What to produce: Please reproduce exactly the lines between the line holding "Clone this chart in Bokeh." and the line holding "BOX_WIDTH = 0.5", inclusive, leaving out any pictures.

Material provided:
+===+

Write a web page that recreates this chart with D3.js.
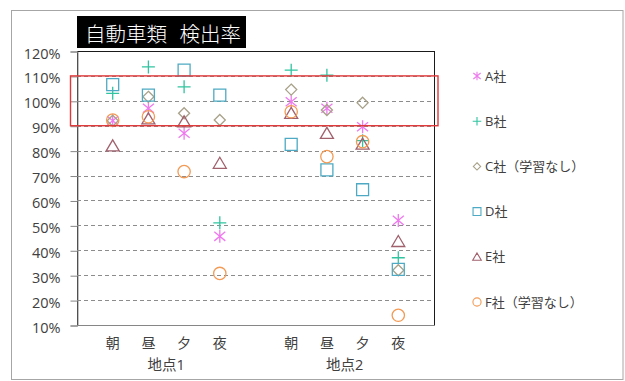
<!DOCTYPE html>
<html>
<head>
<meta charset="utf-8">
<script src="https://cdn.jsdelivr.net/npm/d3@7"></script>
<style>
  html, body { margin: 0; padding: 0; background: #fff; }
  svg { display: block; }
  text { font-family: "Open Sans", "Noto Sans CJK JP", sans-serif; }
</style>
</head>
<body>
<svg id="chart" width="625" height="381"></svg>
<script>
// Detection rate per company, by site and time of day
const titleWords = ["自動車類", "検出率"];
const sites = ["地点1", "地点2"];
const timesOfDay = ["朝", "昼", "夕", "夜"];
const yTicks = [10, 20, 30, 40, 50, 60, 70, 80, 90, 100, 110, 120];
const highlightBand = [90, 110];

const seriesNames = ["A社", "B社", "C社（学習なし）", "D社", "E社", "F社（学習なし）"];
// values in %, order: 地点1 朝,昼,夕,夜 then 地点2 朝,昼,夕,夜
const aValues = [92, 97, 87, 45.6, 99.6, 97, 89.6, 52];
const bValues = [103, 113.6, 105.6, 51, 112.3, 110.3, 84, 37];
const cValues = [92, 101.6, 95, 92.3, 104.5, 96.3, 99.2, 32];
const dValues = [106.5, 102.3, 112.3, 102.3, 82.5, 72.3, 64.3, 32.3];
const eValues = [82, 92.8, 91.6, 75, 95, 87, 82.7, 43.6];
const fValues = [92.3, 93.6, 71.6, 30.7, 95.6, 77.6, 83.6, 13.9];

const seriesValues = [aValues, bValues, cValues, dValues, eValues, fValues];
const seriesColors = ["#ee7aee", "#30c4a0", "#a8a189", "#4eaac4", "#a0616d", "#f39a55"];
const seriesShapes = ["asterisk", "plus", "diamond", "square", "triangle", "circle"];

// marker path builders (s = half-size)
function markerPath(shape, s) {
  switch (shape) {
    case "asterisk":
      return `M0,${-s}L0,${s}M${-s*0.85},${-s*0.7}L${s*0.85},${s*0.7}M${-s*0.85},${s*0.7}L${s*0.85},${-s*0.7}`;
    case "plus":
      return `M0,${-s}L0,${s}M${-s},0L${s},0`;
    case "diamond":
      return `M0,${-s*0.85}L${s*0.85},0L0,${s*0.85}L${-s*0.85},0Z`;
    case "square":
      return `M${-s*0.92},${-s*0.92}H${s*0.92}V${s*0.92}H${-s*0.92}Z`;
    case "triangle":
      return `M0,${-s*0.9}L${s},${s*0.8}L${-s},${s*0.8}Z`;
    case "circle": {
      const p = d3.path();
      p.moveTo(s * 0.95, 0);
      p.arc(0, 0, s * 0.95, 0, 2 * Math.PI);
      p.closePath();
      return p.toString();
    }
  }
}

const svg = d3.select("#chart");

// outer chart frame
svg.append("rect")
  .attr("x", 11.5).attr("y", 10.5)
  .attr("width", 611.5).attr("height", 369)
  .attr("fill", "#fff").attr("stroke", "#a6a6a6").attr("stroke-width", 1);

const plot = { left: 77, right: 434, top: 51, bottom: 325 };

const x = d3.scaleLinear().domain([0, 10]).range([plot.left, plot.right]);
const y = d3.scaleLinear().domain([10, 120]).range([plot.bottom, plot.top]);

// slot on the x axis for a given site and time of day
const slot = (si, ti) => si * 5 + ti + 1;

// plot area border
svg.append("rect")
  .attr("x", plot.left + 0.5).attr("y", plot.top + 0.5)
  .attr("width", plot.right - plot.left).attr("height", plot.bottom - plot.top)
  .attr("fill", "none").attr("stroke", "#1a1a1a").attr("stroke-width", 1);

// dashed horizontal gridlines
svg.append("g").selectAll("line")
  .data(yTicks.filter(t => t > 10 && t < 120))
  .join("line")
  .attr("x1", plot.left).attr("x2", plot.right)
  .attr("y1", d => Math.round(y(d)) + 0.5).attr("y2", d => Math.round(y(d)) + 0.5)
  .attr("stroke", "#8c8c8c").attr("stroke-width", 1)
  .attr("stroke-dasharray", "4,3");

// y axis
const yAxis = d3.axisLeft(y).tickValues(yTicks).tickSize(7).tickPadding(10)
  .tickFormat(d => d + "%");
const yg = svg.append("g").attr("transform", `translate(${plot.left + 0.5},0.5)`).call(yAxis);
yg.select(".domain").attr("stroke", "#868686");
yg.selectAll(".tick line").attr("stroke", "#868686");
yg.selectAll(".tick text")
  .attr("fill", "#404040").attr("font-size", 14.5).attr("dy", "0.45em")
  .style("font-family", "'Open Sans', sans-serif");

// x axis baseline
svg.append("line")
  .attr("x1", plot.left).attr("x2", plot.right + 1)
  .attr("y1", plot.bottom + 0.5).attr("y2", plot.bottom + 0.5)
  .attr("stroke", "#868686");

// category labels
const xl = svg.append("g");
sites.forEach((site, si) => {
  timesOfDay.forEach((t, ti) => {
    xl.append("text")
      .attr("x", x(slot(si, ti))).attr("y", 348)
      .attr("text-anchor", "middle").attr("font-size", 14)
      .attr("fill", "#404040").text(t);
  });
  xl.append("text")
    .attr("x", (x(slot(si, 0)) + x(slot(si, 3))) / 2).attr("y", 370)
    .attr("text-anchor", "middle").attr("font-size", 14.5)
    .attr("fill", "#404040").text(site);
});

// markers
seriesValues.forEach((vals, k) => {
  const g = svg.append("g");
  vals.forEach((v, i) => {
    const si = Math.floor(i / timesOfDay.length), ti = i % timesOfDay.length;
    g.append("path")
      .attr("transform", `translate(${x(slot(si, ti))},${y(v)})`)
      .attr("d", markerPath(seriesShapes[k], 6.5))
      .attr("fill", "none").attr("stroke", seriesColors[k]).attr("stroke-width", 1.3);
  });
});

// highlight band 90%–110%
svg.append("rect")
  .attr("x", plot.left - 6.5).attr("y", y(highlightBand[1]))
  .attr("width", plot.right - plot.left + 10.5)
  .attr("height", y(highlightBand[0]) - y(highlightBand[1]))
  .attr("fill", "none").attr("stroke", "#e0383a").attr("stroke-width", 1.4);

// title
const tg = svg.append("g");
tg.append("rect").attr("x", 77).attr("y", 16).attr("width", 169).attr("height", 32).attr("fill", "#000");
tg.append("text")
  .attr("x", 85).attr("y", 42).attr("font-size", 20.5)
  .attr("fill", "#fff").attr("font-weight", 300)
  .style("font-family", "'Noto Sans CJK JP', sans-serif")
  .text(titleWords[0]);
tg.append("text")
  .attr("x", 241).attr("y", 42).attr("font-size", 20.5)
  .attr("text-anchor", "end")
  .attr("fill", "#fff").attr("font-weight", 300)
  .style("font-family", "'Noto Sans CJK JP', sans-serif")
  .text(titleWords[1]);

// legend
const lg = svg.append("g");
seriesNames.forEach((name, k) => {
  const ly = 76 + k * 45.2;
  lg.append("path")
    .attr("transform", `translate(477,${ly})`)
    .attr("d", markerPath(seriesShapes[k], 4.3))
    .attr("fill", "none").attr("stroke", seriesColors[k]).attr("stroke-width", 1.1);
  lg.append("text")
    .attr("x", 485).attr("y", ly).attr("dy", "0.36em")
    .attr("font-size", 13).attr("fill", "#404040").text(name);
});
</script>
</body>
</html>
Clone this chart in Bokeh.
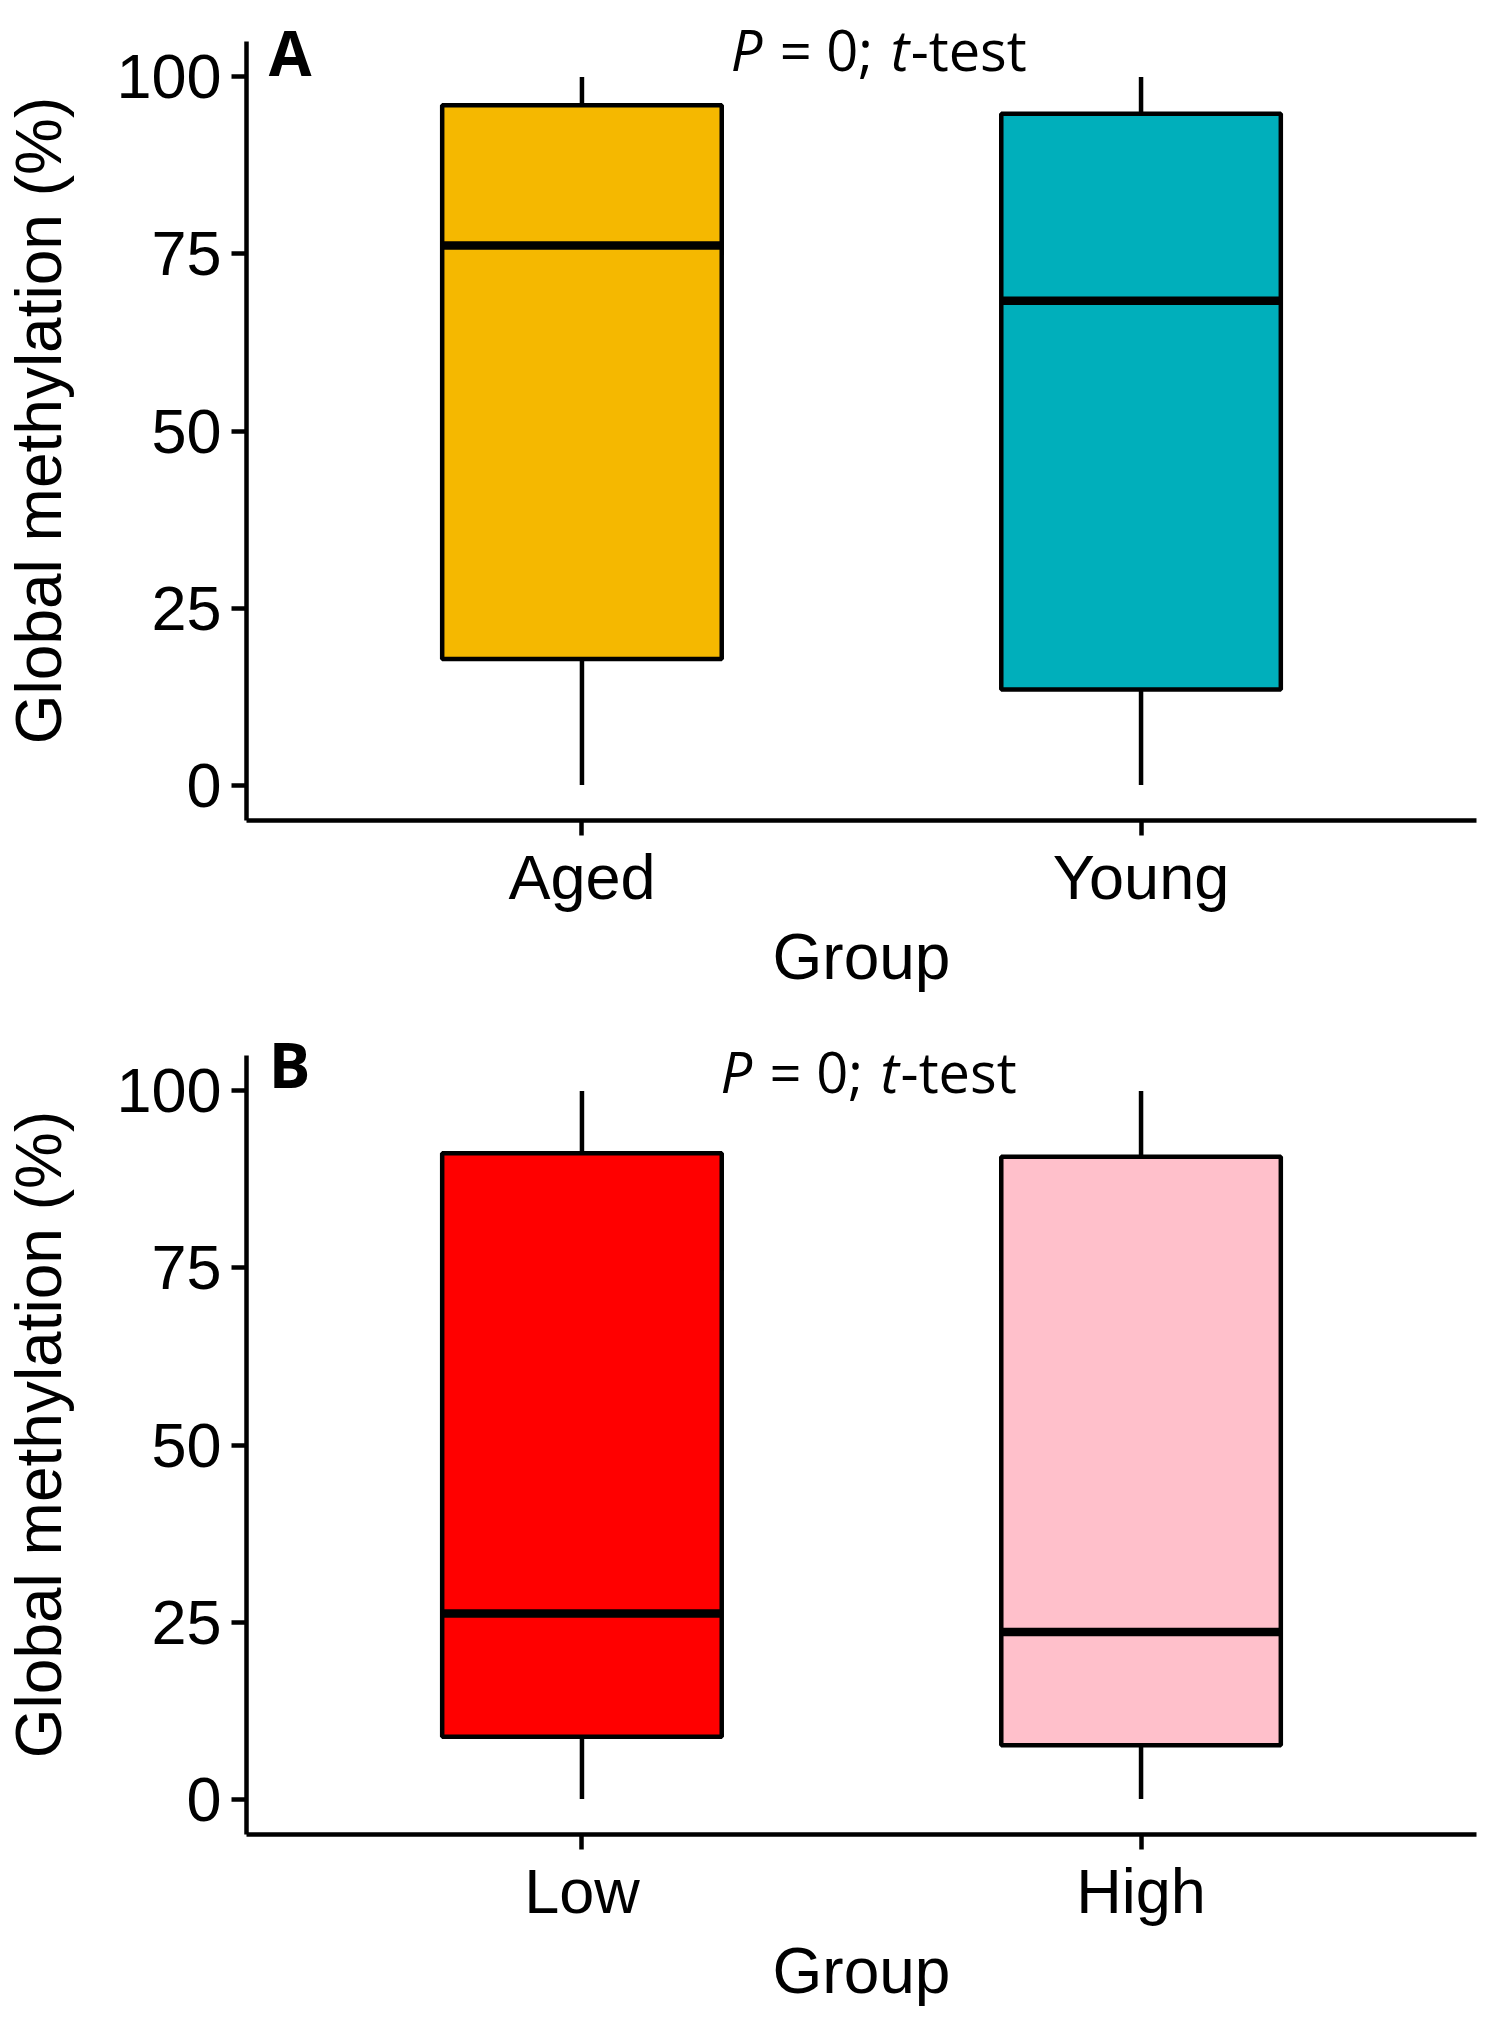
from bokeh.plotting import figure
from bokeh.layouts import column
from bokeh.models import Range1d, FixedTicker, ColumnDataSource, Label
from bokeh.embed import file_html
from bokeh.resources import INLINE

# ---- data ----
groups_a = ["Aged", "Young"]
low_a = [0, 0]
q1_a = [17.8, 13.5]
median_a = [76.2, 68.4]
q3_a = [96.0, 94.8]
high_a = [100, 100]
colors_a = ["#F5B800", "#00AFBB"]

groups_b = ["Low", "High"]
low_b = [0, 0]
q1_b = [8.8, 7.6]
median_b = [26.2, 23.6]
q3_b = [91.2, 90.7]
high_b = [100, 100]
colors_b = ["#FF0000", "#FFC0CB"]

y_ticks = [0, 25, 50, 75, 100]
panel_labels = ["A", "B"]
stat_text = ["P", "= 0;", "t", "-test"]

AXIS_FONT = "Liberation Sans"
ANNOT_FONT = "Open Sans"
BOX_WIDTH = 0.5


def make_panel(groups, low, q1, med, q3, high, colors, letter, letter_y, stat_x, stat_y,
               top_border, bottom_border):
    pos = [i + 1 for i in range(len(groups))]
    src = ColumnDataSource(dict(
        x=pos, low=low, q1=q1, med=med, q3=q3, high=high, color=colors,
        left=[v - BOX_WIDTH / 2 for v in pos], right=[v + BOX_WIDTH / 2 for v in pos],
    ))
    p = figure(frame_width=1230, frame_height=800,
               x_range=Range1d(0.4, 2.6), y_range=Range1d(-5, 107.97),
               output_backend="svg", toolbar_location=None,
               min_border_left=238, min_border_right=14,
               min_border_top=top_border, min_border_bottom=bottom_border)
    p.outline_line_color = None
    p.xgrid.visible = False
    p.ygrid.visible = False
    p.background_fill_color = "white"
    p.border_fill_color = "white"

    # whiskers
    p.segment(x0="x", y0="q3", x1="x", y1="high", source=src, line_color="black", line_width=4.5)
    p.segment(x0="x", y0="low", x1="x", y1="q1", source=src, line_color="black", line_width=4.5)
    # boxes
    p.vbar(x="x", width=BOX_WIDTH, bottom="q1", top="q3", source=src,
           fill_color="color", line_color="black", line_width=4.5)
    # medians
    p.segment(x0="left", y0="med", x1="right", y1="med", source=src,
              line_color="black", line_width=8.5, line_cap="butt")

    # axes
    for ax in (p.xaxis, p.yaxis):
        ax.axis_line_color = "black"
        ax.axis_line_width = 4.5
        ax.major_tick_line_color = "black"
        ax.major_tick_line_width = 4.5
        ax.major_tick_in = 0
        ax.major_tick_out = 15
        ax.minor_tick_line_color = None
        ax.major_label_text_font = AXIS_FONT
        ax.major_label_text_font_size = "63px"
        ax.major_label_text_color = "black"
        ax.axis_label_text_font = AXIS_FONT
        ax.axis_label_text_font_size = "64px"
        ax.axis_label_text_font_style = "normal"
        ax.axis_label_text_color = "black"

    p.xaxis.ticker = FixedTicker(ticks=pos)
    p.xaxis.major_label_overrides = {v: g for v, g in zip(pos, groups)}
    p.xaxis.axis_label = "Group"
    p.xaxis.major_label_standoff = 6
    p.xaxis.axis_label_standoff = 6

    p.yaxis.ticker = FixedTicker(ticks=y_ticks)
    p.yaxis.bounds = (-5, 105)
    p.yaxis.axis_label = "Global methylation (%)"
    p.yaxis.major_label_standoff = 10
    p.yaxis.axis_label_standoff = 38

    # panel letter
    p.add_layout(Label(x=0.44, y=letter_y, text=letter, text_font=ANNOT_FONT,
                       text_font_size="62px", text_font_style="bold", text_color="black",
                       text_align="left", text_baseline="alphabetic"))

    # statistic annotation
    offsets = [0, 49, 160, 180]
    styles = ["italic", "normal", "italic", "normal"]
    for txt, off, sty in zip(stat_text, offsets, styles):
        p.add_layout(Label(x=stat_x, y=stat_y, text=txt, x_offset=off,
                           text_font=ANNOT_FONT, text_font_size="56px",
                           text_font_style=sty, text_color="black",
                           text_align="left", text_baseline="alphabetic"))
    return p


pa = make_panel(groups_a, low_a, q1_a, median_a, q3_a, high_a, colors_a,
                panel_labels[0], 103.5, 1.266, 104.0, 20, 202)
pb = make_panel(groups_b, low_b, q1_b, median_b, q3_b, high_b, colors_b,
                panel_labels[1], 103.8, 1.248, 102.8, 12, 180)

layout = column(pa, pb, spacing=0)
open("out.html", "w").write(file_html(layout, INLINE))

+===+

Task response:
Clone this chart in Bokeh.
from bokeh.plotting import figure
from bokeh.layouts import column
from bokeh.models import Range1d, FixedTicker, ColumnDataSource, Label
from bokeh.embed import file_html
from bokeh.resources import INLINE

# ---- data ----
groups_a = ["Aged", "Young"]
low_a = [0, 0]
q1_a = [17.8, 13.5]
median_a = [76.2, 68.4]
q3_a = [96.0, 94.8]
high_a = [100, 100]
colors_a = ["#F5B800", "#00AFBB"]

groups_b = ["Low", "High"]
low_b = [0, 0]
q1_b = [8.8, 7.6]
median_b = [26.2, 23.6]
q3_b = [91.2, 90.7]
high_b = [100, 100]
colors_b = ["#FF0000", "#FFC0CB"]

y_ticks = [0, 25, 50, 75, 100]
panel_labels = ["A", "B"]
stat_text = ["P", "= 0;", "t", "-test"]

AXIS_FONT = "Liberation Sans"
ANNOT_FONT = "Open Sans"
BOX_WIDTH = 0.5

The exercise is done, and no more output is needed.